::: Exercise input
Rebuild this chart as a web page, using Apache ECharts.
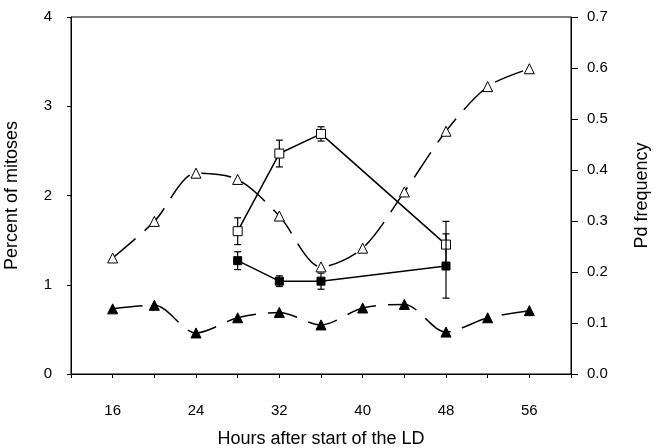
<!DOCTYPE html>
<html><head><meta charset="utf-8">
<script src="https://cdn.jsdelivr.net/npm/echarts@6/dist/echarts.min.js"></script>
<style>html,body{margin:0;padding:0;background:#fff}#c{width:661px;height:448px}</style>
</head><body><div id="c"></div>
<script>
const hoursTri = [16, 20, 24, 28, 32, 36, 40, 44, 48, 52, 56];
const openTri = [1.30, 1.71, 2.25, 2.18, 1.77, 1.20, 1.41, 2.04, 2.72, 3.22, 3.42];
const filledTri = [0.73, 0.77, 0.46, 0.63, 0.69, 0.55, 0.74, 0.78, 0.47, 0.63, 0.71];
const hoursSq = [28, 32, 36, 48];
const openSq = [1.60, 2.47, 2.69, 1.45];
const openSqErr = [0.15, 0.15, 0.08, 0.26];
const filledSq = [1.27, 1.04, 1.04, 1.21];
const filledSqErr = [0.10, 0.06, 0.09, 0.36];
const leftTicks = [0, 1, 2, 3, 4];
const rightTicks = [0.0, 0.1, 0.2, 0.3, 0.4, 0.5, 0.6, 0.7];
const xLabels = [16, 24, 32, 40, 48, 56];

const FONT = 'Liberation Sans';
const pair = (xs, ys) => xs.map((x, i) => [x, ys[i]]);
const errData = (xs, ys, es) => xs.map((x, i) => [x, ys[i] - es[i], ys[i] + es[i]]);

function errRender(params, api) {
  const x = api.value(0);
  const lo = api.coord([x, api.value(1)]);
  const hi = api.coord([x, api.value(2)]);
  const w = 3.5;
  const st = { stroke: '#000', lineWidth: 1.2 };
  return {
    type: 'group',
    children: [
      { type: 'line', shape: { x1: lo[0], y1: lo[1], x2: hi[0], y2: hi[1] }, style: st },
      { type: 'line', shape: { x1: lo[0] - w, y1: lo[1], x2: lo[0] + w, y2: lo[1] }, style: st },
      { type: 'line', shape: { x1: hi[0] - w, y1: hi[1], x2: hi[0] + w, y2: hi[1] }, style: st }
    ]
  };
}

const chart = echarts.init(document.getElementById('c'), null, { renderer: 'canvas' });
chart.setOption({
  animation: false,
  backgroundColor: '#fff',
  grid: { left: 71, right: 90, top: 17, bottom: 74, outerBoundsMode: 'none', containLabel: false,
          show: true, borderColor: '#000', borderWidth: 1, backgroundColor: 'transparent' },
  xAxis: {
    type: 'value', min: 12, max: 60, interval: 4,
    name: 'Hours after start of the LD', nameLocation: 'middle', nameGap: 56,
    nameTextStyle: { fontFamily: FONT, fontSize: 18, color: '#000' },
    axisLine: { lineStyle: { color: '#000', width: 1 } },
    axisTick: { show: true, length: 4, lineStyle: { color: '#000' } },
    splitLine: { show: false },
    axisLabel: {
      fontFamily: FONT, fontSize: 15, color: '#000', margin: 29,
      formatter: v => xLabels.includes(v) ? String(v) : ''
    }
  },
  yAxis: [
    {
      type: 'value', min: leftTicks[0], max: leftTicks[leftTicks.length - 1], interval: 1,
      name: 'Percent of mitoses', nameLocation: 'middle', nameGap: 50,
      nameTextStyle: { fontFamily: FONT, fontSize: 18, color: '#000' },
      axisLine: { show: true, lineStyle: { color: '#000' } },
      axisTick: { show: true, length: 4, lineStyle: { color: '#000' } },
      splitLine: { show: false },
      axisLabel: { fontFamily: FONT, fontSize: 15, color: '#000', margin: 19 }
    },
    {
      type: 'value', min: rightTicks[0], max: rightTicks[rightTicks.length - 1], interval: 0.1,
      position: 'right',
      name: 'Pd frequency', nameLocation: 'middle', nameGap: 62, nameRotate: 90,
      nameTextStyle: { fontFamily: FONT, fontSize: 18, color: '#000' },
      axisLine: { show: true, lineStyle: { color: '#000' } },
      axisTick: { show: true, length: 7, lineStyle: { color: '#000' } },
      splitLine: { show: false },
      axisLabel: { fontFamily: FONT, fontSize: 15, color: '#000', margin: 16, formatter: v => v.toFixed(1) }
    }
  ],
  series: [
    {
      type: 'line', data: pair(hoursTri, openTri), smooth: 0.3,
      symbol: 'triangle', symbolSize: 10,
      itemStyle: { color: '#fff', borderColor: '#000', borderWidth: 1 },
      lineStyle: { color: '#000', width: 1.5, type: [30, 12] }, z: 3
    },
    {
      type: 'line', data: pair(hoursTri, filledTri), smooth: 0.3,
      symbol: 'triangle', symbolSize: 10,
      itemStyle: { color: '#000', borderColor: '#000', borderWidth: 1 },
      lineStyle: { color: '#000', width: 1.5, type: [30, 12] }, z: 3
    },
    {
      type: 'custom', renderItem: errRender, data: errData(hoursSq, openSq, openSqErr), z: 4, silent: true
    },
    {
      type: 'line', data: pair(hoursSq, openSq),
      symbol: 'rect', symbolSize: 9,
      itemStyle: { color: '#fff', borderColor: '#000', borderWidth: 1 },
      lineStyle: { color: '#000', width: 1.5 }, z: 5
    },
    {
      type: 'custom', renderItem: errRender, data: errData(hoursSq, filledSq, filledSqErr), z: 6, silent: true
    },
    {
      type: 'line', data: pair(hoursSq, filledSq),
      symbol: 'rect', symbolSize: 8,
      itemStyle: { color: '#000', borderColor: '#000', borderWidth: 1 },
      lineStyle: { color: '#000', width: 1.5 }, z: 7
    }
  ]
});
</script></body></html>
::::::
::: Exercise input
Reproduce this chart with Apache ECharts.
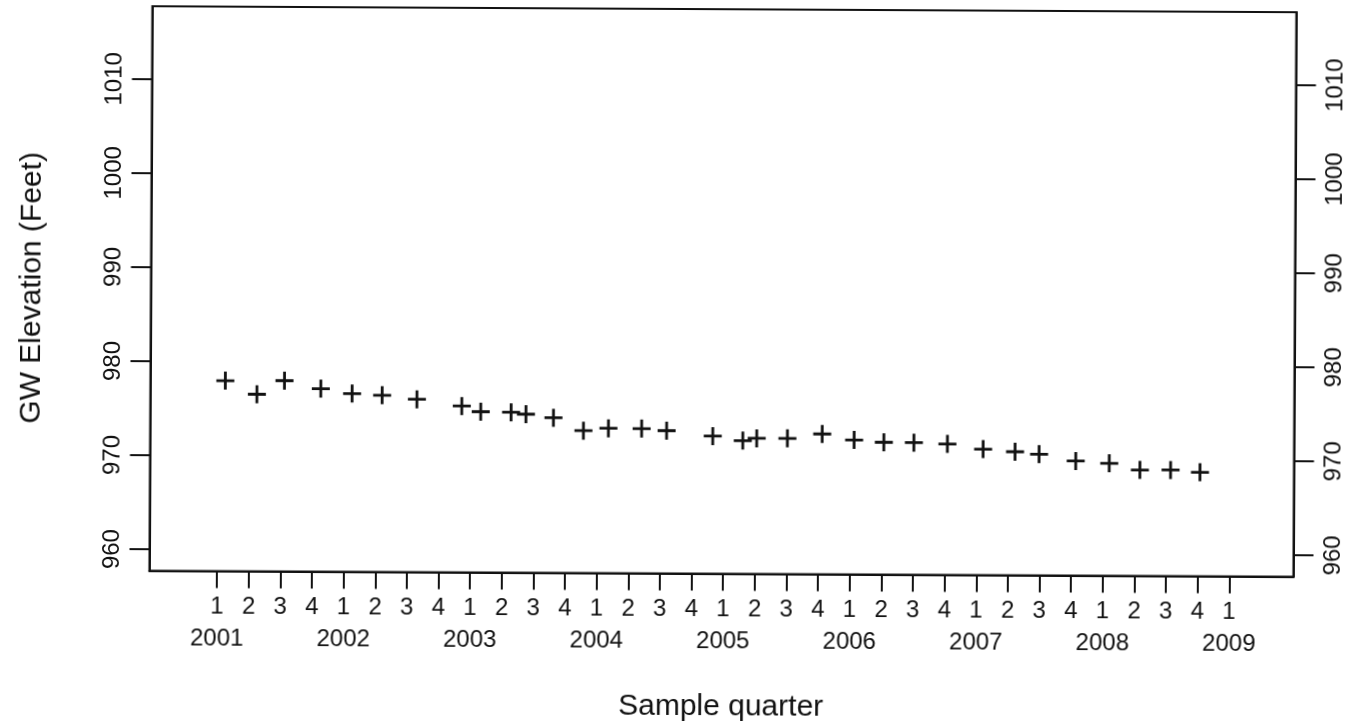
::::::
## Short task
Repeat exactly the part that opens with the line containing "Rebuild this chart" and closes with the line containing "const errData = (xs, ys, es)". Include both end lines, and drop the pictures.

## Response to the exercise
Rebuild this chart as a web page, using Apache ECharts.
<!DOCTYPE html>
<html><head><meta charset="utf-8">
<script src="https://cdn.jsdelivr.net/npm/echarts@6/dist/echarts.min.js"></script>
<style>html,body{margin:0;padding:0;background:#fff}#c{width:661px;height:448px}</style>
</head><body><div id="c"></div>
<script>
const hoursTri = [16, 20, 24, 28, 32, 36, 40, 44, 48, 52, 56];
const openTri = [1.30, 1.71, 2.25, 2.18, 1.77, 1.20, 1.41, 2.04, 2.72, 3.22, 3.42];
const filledTri = [0.73, 0.77, 0.46, 0.63, 0.69, 0.55, 0.74, 0.78, 0.47, 0.63, 0.71];
const hoursSq = [28, 32, 36, 48];
const openSq = [1.60, 2.47, 2.69, 1.45];
const openSqErr = [0.15, 0.15, 0.08, 0.26];
const filledSq = [1.27, 1.04, 1.04, 1.21];
const filledSqErr = [0.10, 0.06, 0.09, 0.36];
const leftTicks = [0, 1, 2, 3, 4];
const rightTicks = [0.0, 0.1, 0.2, 0.3, 0.4, 0.5, 0.6, 0.7];
const xLabels = [16, 24, 32, 40, 48, 56];

const FONT = 'Liberation Sans';
const pair = (xs, ys) => xs.map((x, i) => [x, ys[i]]);
const errData = (xs, ys, es) => xs.map((x, i) => [x, ys[i] - es[i], ys[i] + es[i]]);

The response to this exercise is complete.